• **PROVIDED DATA**

* * * * *

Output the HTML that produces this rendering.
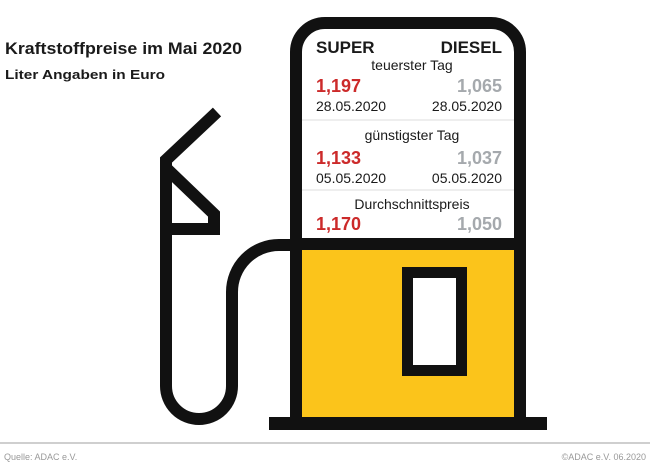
<!DOCTYPE html>
<html><head><meta charset="utf-8"><style>
html,body{margin:0;padding:0;background:#fff;}
svg{display:block;font-family:"Liberation Sans",sans-serif;}
</style></head><body>
<svg width="650" height="469" viewBox="0 0 650 469" xmlns="http://www.w3.org/2000/svg">
<rect width="650" height="469" fill="#fff"/>
<text x="5" y="54" font-size="17" font-weight="bold" fill="#1a1a1a" textLength="237" lengthAdjust="spacingAndGlyphs">Kraftstoffpreise im Mai 2020</text>
<text x="5" y="79" font-size="13" font-weight="bold" fill="#1a1a1a" textLength="160" lengthAdjust="spacingAndGlyphs">Liter Angaben in Euro</text>

<!-- pump body -->
<path d="M296 423 V52 A29 29 0 0 1 325 23 H491 A29 29 0 0 1 520 52 V423" fill="#fff" stroke="#111" stroke-width="12"/>
<rect x="302" y="250" width="212" height="167" fill="#fbc41b"/>
<rect x="302" y="238" width="212" height="12" fill="#111"/>
<rect x="269" y="417" width="278" height="13" fill="#111"/>
<rect x="407.5" y="272.5" width="54" height="98" fill="#fff" stroke="#111" stroke-width="11"/>
<line x1="302" y1="120" x2="514" y2="120" stroke="#ddd" stroke-width="1"/>
<line x1="302" y1="190" x2="514" y2="190" stroke="#ddd" stroke-width="1"/>

<!-- nozzle & hose -->
<g fill="none" stroke="#111" stroke-width="12" stroke-linejoin="miter">
<path d="M217 112 L166 160 V386 A33 33 0 0 0 232 386 V292 A47 47 0 0 1 279 245 H296"/>
<path d="M166 168 L214 214 V229 H166"/>
</g>

<!-- texts -->
<g font-size="17" font-weight="bold" fill="#1a1a1a">
<text x="316" y="53">SUPER</text>
<text x="502" y="53" text-anchor="end">DIESEL</text>
</g>
<g font-size="14" fill="#1a1a1a" text-anchor="middle">
<text x="412" y="70">teuerster Tag</text>
<text x="412" y="140">günstigster Tag</text>
<text x="412" y="209">Durchschnittspreis</text>
</g>
<g font-size="18" font-weight="bold">
<text x="316" y="92" fill="#cc2a2a">1,197</text>
<text x="502" y="92" fill="#a5a9ad" text-anchor="end">1,065</text>
<text x="316" y="164" fill="#cc2a2a">1,133</text>
<text x="502" y="164" fill="#a5a9ad" text-anchor="end">1,037</text>
<text x="316" y="230" fill="#cc2a2a">1,170</text>
<text x="502" y="230" fill="#a5a9ad" text-anchor="end">1,050</text>
</g>
<g font-size="14" fill="#1a1a1a">
<text x="316" y="111">28.05.2020</text>
<text x="502" y="111" text-anchor="end">28.05.2020</text>
<text x="316" y="183">05.05.2020</text>
<text x="502" y="183" text-anchor="end">05.05.2020</text>
</g>

<rect x="0" y="442" width="650" height="2" fill="#cfcfcf"/>
<text x="4" y="460" font-size="9" fill="#999">Quelle: ADAC e.V.</text>
<text x="646" y="460" font-size="9" fill="#999" text-anchor="end">©ADAC e.V.  06.2020</text>
</svg>
</body></html>
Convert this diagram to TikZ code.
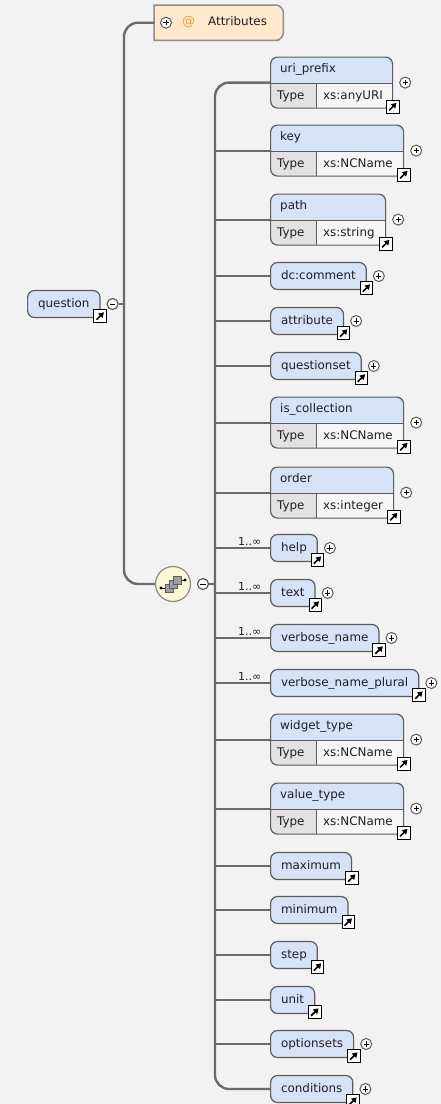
\documentclass[tikz,border=0pt]{standalone}
\usepackage{fontspec}
\setmainfont{DejaVu Sans}
\usetikzlibrary{arrows.meta}

\definecolor{bgGray}{HTML}{F2F2F2}
\definecolor{elemBlue}{HTML}{D6E3F7}
\definecolor{typeGray}{HTML}{E2E2E2}
\definecolor{valWhite}{HTML}{F6F6F6}
\definecolor{boxGray}{HTML}{5C5C5C}
\definecolor{connGray}{HTML}{6A6A6A}
\definecolor{attrPeach}{HTML}{FFE8CC}
\definecolor{attrLine}{HTML}{8C8C8C}
\definecolor{seqYellow}{HTML}{FAF7D4}
\definecolor{atOrange}{HTML}{F0A030}
\definecolor{txtDark}{HTML}{1E1E28}

\tikzset{
	conn/.style={draw=connGray, line width=2pt},
	trunk/.style={draw=connGray, line width=2.4pt},
	lbl/.style={anchor=west, inner sep=0pt, text=txtDark, text height=8.5pt, text depth=2.5pt,
		font={\fontsize{11.9}{14}\selectfont}},
	elem/.style={draw=boxGray, line width=1.2pt, fill=elemBlue, rounded corners=7pt, anchor=west,
		minimum height=27pt, inner xsep=10.5pt, inner ysep=0pt, text=txtDark,
		text height=8.5pt, text depth=2.5pt, font={\fontsize{11.9}{14}\selectfont}},
	typed/.style={draw=boxGray, line width=1.2pt, fill=valWhite, rounded corners=7pt, anchor=north west,
		minimum height=51pt, inner sep=0pt,
		path picture={
			\fill[elemBlue, sharp corners] (path picture bounding box.north west) rectangle ([yshift=-26pt]path picture bounding box.north east);
			\fill[typeGray, sharp corners] ([yshift=-26pt]path picture bounding box.north west) rectangle ([xshift=46pt]path picture bounding box.south west);
			\draw[boxGray, line width=1.2pt, sharp corners] ([yshift=-26pt]path picture bounding box.north west) -- ([yshift=-26pt]path picture bounding box.north east)
				([xshift=46pt,yshift=-26pt]path picture bounding box.north west) -- ([xshift=46pt]path picture bounding box.south west);
		}},
	jump/.style={draw=black, fill=white, line width=0.8pt, minimum size=12.5pt, inner sep=0pt,
		path picture={
			\draw[black, line width=1.6pt, -{Triangle[length=5pt,width=6pt]}] ([shift={(-3.6pt,-3.6pt)}]path picture bounding box.center) -- ([shift={(3.8pt,3.8pt)}]path picture bounding box.center);
		}},
	expand/.style={circle, draw=boxGray, fill=white, line width=1pt, minimum size=11pt, inner sep=0pt,
		path picture={
			\draw[black, line width=0.9pt] ([xshift=-2.6pt]path picture bounding box.center) -- ([xshift=2.6pt]path picture bounding box.center)
				([yshift=-2.6pt]path picture bounding box.center) -- ([yshift=2.6pt]path picture bounding box.center);
		}},
	collapse/.style={circle, draw=boxGray, fill=white, line width=1.2pt, minimum size=11pt, inner sep=0pt,
		path picture={
			\draw[black, line width=1pt] ([xshift=-2.8pt]path picture bounding box.center) -- ([xshift=2.8pt]path picture bounding box.center);
		}},
	mult/.style={anchor=south east, inner sep=0.5pt, text=txtDark, font={\fontsize{11}{13}\selectfont}},
	seqball/.style={circle, draw=attrLine, line width=1.2pt, fill=seqYellow, minimum size=35pt, inner sep=0pt},
}

\begin{document}
\begin{tikzpicture}[x=1pt,y=-1pt]
	\useasboundingbox (0,0) rectangle (441,1104);
	\fill[bgGray] (0,0) rectangle (441,1104);

	% root element
	\node[elem] (question) at (27,304) {question};
	\node[jump] (question-jump) at ([xshift=-0.5pt,yshift=2pt]question.south east) {};
	\node[collapse] (qminus) at ([xshift=12pt]question.east) {};
	\coordinate (qtrunk) at (124,304);

	% attribute group: square left corners, round right ones
	\node[anchor=north west, minimum width=129pt, minimum height=35pt] (attr) at (154,5) {};
	\draw[draw=attrLine, line width=1.5pt, fill=attrPeach] (attr.south west) -- (attr.north west) -- (attr.north)
		[rounded corners=8pt] -- (attr.north east) -- (attr.south east) -- ([xshift=-12pt]attr.south east)
		[sharp corners] -- cycle;
	\node[expand] (attr-plus) at ([xshift=12pt]attr.west) {};
	\node[lbl, text=atOrange, font={\fontsize{13}{15}\selectfont}] (attr-at) at ([xshift=28pt]attr.west) {@};
	\node[lbl] (attr-name) at ([xshift=54pt]attr.west) {Attributes};

	% sequence compositor
	\node[seqball] (seq) at (173,584) {};
	\begin{scope}[shift={(seq.center)}]
		\draw[black, line width=0.9pt] (-12,4) -- (-8,4) (8,-4) -- (12,-4);
		\fill[black] (-12,4) circle[radius=1.6pt] (12,-4) circle[radius=1.6pt];
		\foreach \d in {0,4,8}
			\draw[fill=gray!75, draw=boxGray, line width=0.7pt] (-8+\d,-\d) rectangle ++(8,8);
	\end{scope}
	\node[collapse] (seqminus) at (203,584) {};
	\coordinate (ctrunk) at (215,584);

	% children with a type row
	\foreach \nm/\yy/\ww/\lab/\ty in {uri/56.5/122/uri\_prefix/xs:anyURI, key/124.5/133/key/xs:NCName,
		path/193.5/115/path/xs:string, iscoll/396.5/133/is\_collection/xs:NCName,
		order/466.5/123/order/xs:integer, widget/713.5/133/widget\_type/xs:NCName,
		value/782.5/133/value\_type/xs:NCName}{
		\node[typed, minimum width=\ww] (\nm) at (270,\yy) {};
		\node[lbl] (\nm-name) at ([xshift=10pt,yshift=-13pt]\nm.north west) {\lab};
		\node[lbl] (\nm-type) at ([xshift=7pt,yshift=12.5pt]\nm.south west) {Type};
		\node[lbl] (\nm-val) at ([xshift=53pt,yshift=12.5pt]\nm.south west) {\ty};
		\node[jump] (\nm-jump) at ([xshift=-0.5pt,yshift=2pt]\nm.south east) {};
		\node[expand] (\nm-plus) at ([xshift=12pt]\nm.east) {};
	}

	% plain children
	\foreach \nm/\yy/\lab in {dccomment/276/dc:comment, attribute/321/attribute,
		questionset/366/questionset, help/548/help, txt/593/text, vname/638/verbose\_name,
		vplural/683/verbose\_name\_plural, maximum/866/maximum, minimum/910/minimum,
		stepnode/955/step, unit/1000/unit, optionsets/1044/optionsets, cond/1089/conditions}{
		\node[elem] (\nm) at (270,\yy) {\lab};
		\node[jump] (\nm-jump) at ([xshift=-0.5pt,yshift=2pt]\nm.south east) {};
	}
	\foreach \nm in {dccomment,attribute,questionset,help,txt,vname,vplural,optionsets,cond}
		\node[expand] (\nm-plus) at ([xshift=12pt]\nm.east) {};
	\foreach \nm in {help,txt,vname,vplural}
		\node[mult] (\nm-mult) at ([xshift=-8pt,yshift=2pt]\nm.west) {1..∞};

	% connectors
	\draw[trunk, rounded corners=14pt] (attr.west) -| (qtrunk) |- (seq.west);
	\draw[conn] (qminus.east) -- (qtrunk);
	\draw[trunk, rounded corners=14pt] (uri.west) -| (ctrunk) |- (cond.west);
	\draw[conn] (seqminus.east) -- (ctrunk);
	\foreach \nm in {key,path,dccomment,attribute,questionset,iscoll,order,help,txt,vname,vplural,
		widget,value,maximum,minimum,stepnode,unit,optionsets}
		\draw[conn] (ctrunk |- \nm.west) -- (\nm.west);
\end{tikzpicture}
\end{document}
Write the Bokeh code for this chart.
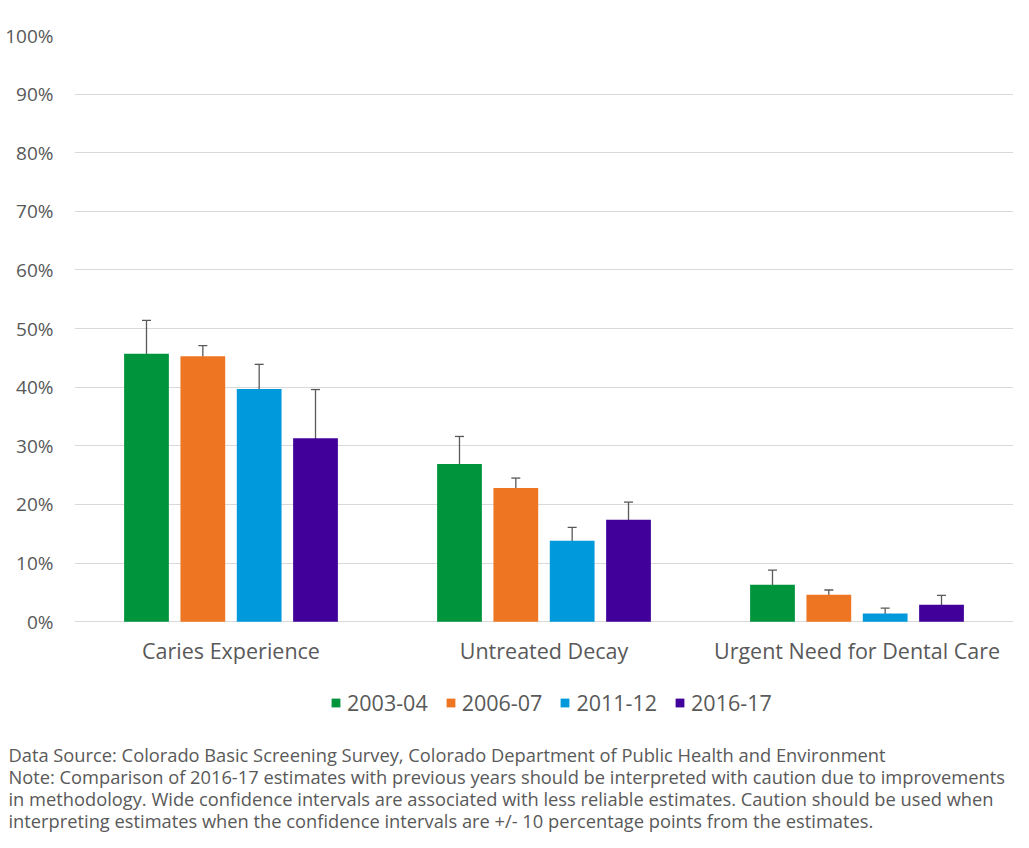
from bokeh.plotting import figure
from bokeh.models import (ColumnDataSource, Range1d, FixedTicker, PrintfTickFormatter,
                          Whisker, TeeHead, Legend, LegendItem, Title)
from bokeh.core.properties import value
from bokeh.transform import dodge
from bokeh.embed import file_html
from bokeh.resources import INLINE

categories = ["Caries Experience", "Untreated Decay", "Urgent Need for Dental Care"]
years = ["2003-04", "2006-07", "2011-12", "2016-17"]
colors = ["#00943C", "#EE7623", "#009ADC", "#42009A"]

est_2003_04 = [45.7, 26.9, 6.3]
lo_2003_04 = [40.3, 22.1, 3.9]
hi_2003_04 = [51.4, 31.6, 8.8]

est_2006_07 = [45.3, 22.8, 4.6]
lo_2006_07 = [43.6, 21.4, 3.9]
hi_2006_07 = [47.1, 24.5, 5.4]

est_2011_12 = [39.7, 13.8, 1.4]
lo_2011_12 = [35.6, 11.4, 0.6]
hi_2011_12 = [43.9, 16.1, 2.3]

est_2016_17 = [31.3, 17.4, 2.9]
lo_2016_17 = [23.1, 14.6, 1.5]
hi_2016_17 = [39.6, 20.4, 4.5]

y_ticks = [0, 10, 20, 30, 40, 50, 60, 70, 80, 90, 100]

footnote = [
    "Data Source: Colorado Basic Screening Survey, Colorado Department of Public Health and Environment",
    "Note: Comparison of 2016-17 estimates with previous years should be interpreted with caution due to improvements",
    "in methodology. Wide confidence intervals are associated with less reliable estimates. Caution should be used when",
    "interpreting estimates when the confidence intervals are +/- 10 percentage points from the estimates.",
]

series = [
    (est_2003_04, lo_2003_04, hi_2003_04),
    (est_2006_07, lo_2006_07, hi_2006_07),
    (est_2011_12, lo_2011_12, hi_2011_12),
    (est_2016_17, lo_2016_17, hi_2016_17),
]

TXT = "#595959"
FONT = "Open Sans"

# frame: top at 35px, 0% at ~622px, frame continues down to ~739px to host labels + legend
p = figure(width=1013, height=832, output_backend="svg", toolbar_location=None,
           x_range=Range1d(0, 3), y_range=Range1d(-20.1, 100),
           min_border_left=74, min_border_right=0, min_border_top=35, min_border_bottom=88)
p.outline_line_color = None
p.background_fill_color = "white"
p.border_fill_color = "white"

centers = [i + 0.5 for i in range(len(categories))]
offsets = [-0.27, -0.09, 0.09, 0.27]
bar_w = 0.143

items = []
for (est, lo, hi), yr, col, off in zip(series, years, colors, offsets):
    src = ColumnDataSource(dict(x=centers, est=est, lo=lo, hi=hi))
    r = p.vbar(x=dodge("x", off, range=p.x_range), top="est", width=bar_w, bottom=0,
               source=src, fill_color=col, line_color=None)
    w = Whisker(source=src, base=dodge("x", off, range=p.x_range), upper="hi", lower="lo",
                line_color="#595959", line_width=1.3,
                upper_head=TeeHead(size=9, line_color="#595959", line_width=1.3),
                lower_head=TeeHead(size=9, line_color="#595959", line_width=1.3))
    p.add_layout(w)
    items.append(LegendItem(label=yr, renderers=[r]))

# category labels under the baseline
cat_src = ColumnDataSource(dict(x=centers, y=[0] * len(centers), text=categories))
p.text(x="x", y="y", text="text", source=cat_src, y_offset=29,
       text_align="center", text_baseline="middle",
       text_font=value(FONT), text_font_size="21.5px", text_color=TXT)

p.xaxis.visible = False
p.xgrid.visible = False
p.ygrid.grid_line_color = "#D9D9D9"
p.ygrid.grid_line_width = 1
p.ygrid.ticker = FixedTicker(ticks=y_ticks)

p.yaxis.ticker = FixedTicker(ticks=y_ticks)
p.yaxis.formatter = PrintfTickFormatter(format="%d%%")
p.yaxis.axis_line_color = None
p.yaxis.major_tick_line_color = None
p.yaxis.minor_tick_line_color = None
p.yaxis.major_tick_out = 0
p.yaxis.major_label_standoff = 21
p.yaxis.major_label_text_font = FONT
p.yaxis.major_label_text_font_size = "19px"
p.yaxis.major_label_text_color = TXT

legend = Legend(items=items, orientation="horizontal", location=(256, 22),
                glyph_width=11, glyph_height=11, label_standoff=6, spacing=17,
                label_text_font=FONT, label_text_font_size="21.5px", label_text_color=TXT,
                border_line_color=None, background_fill_alpha=0, padding=0, margin=0,
                label_height=20)
p.add_layout(legend, "center")

note = Title(text="\n".join(footnote), align="left", offset=-66, standoff=0,
             text_font=FONT, text_font_size="18.3px", text_color=TXT,
             text_font_style="normal", text_line_height=0.88)
p.add_layout(note, "below")

open("out.html", "w").write(file_html(p, INLINE))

* * * * *

• **BRIEF**
From the data above, copy each line that holds "this".

• **OUTPUT OF THE TASK**
Output the HTML that produces this rendering.
Convert this diagram to TikZ code.
Write the Bokeh code for this chart.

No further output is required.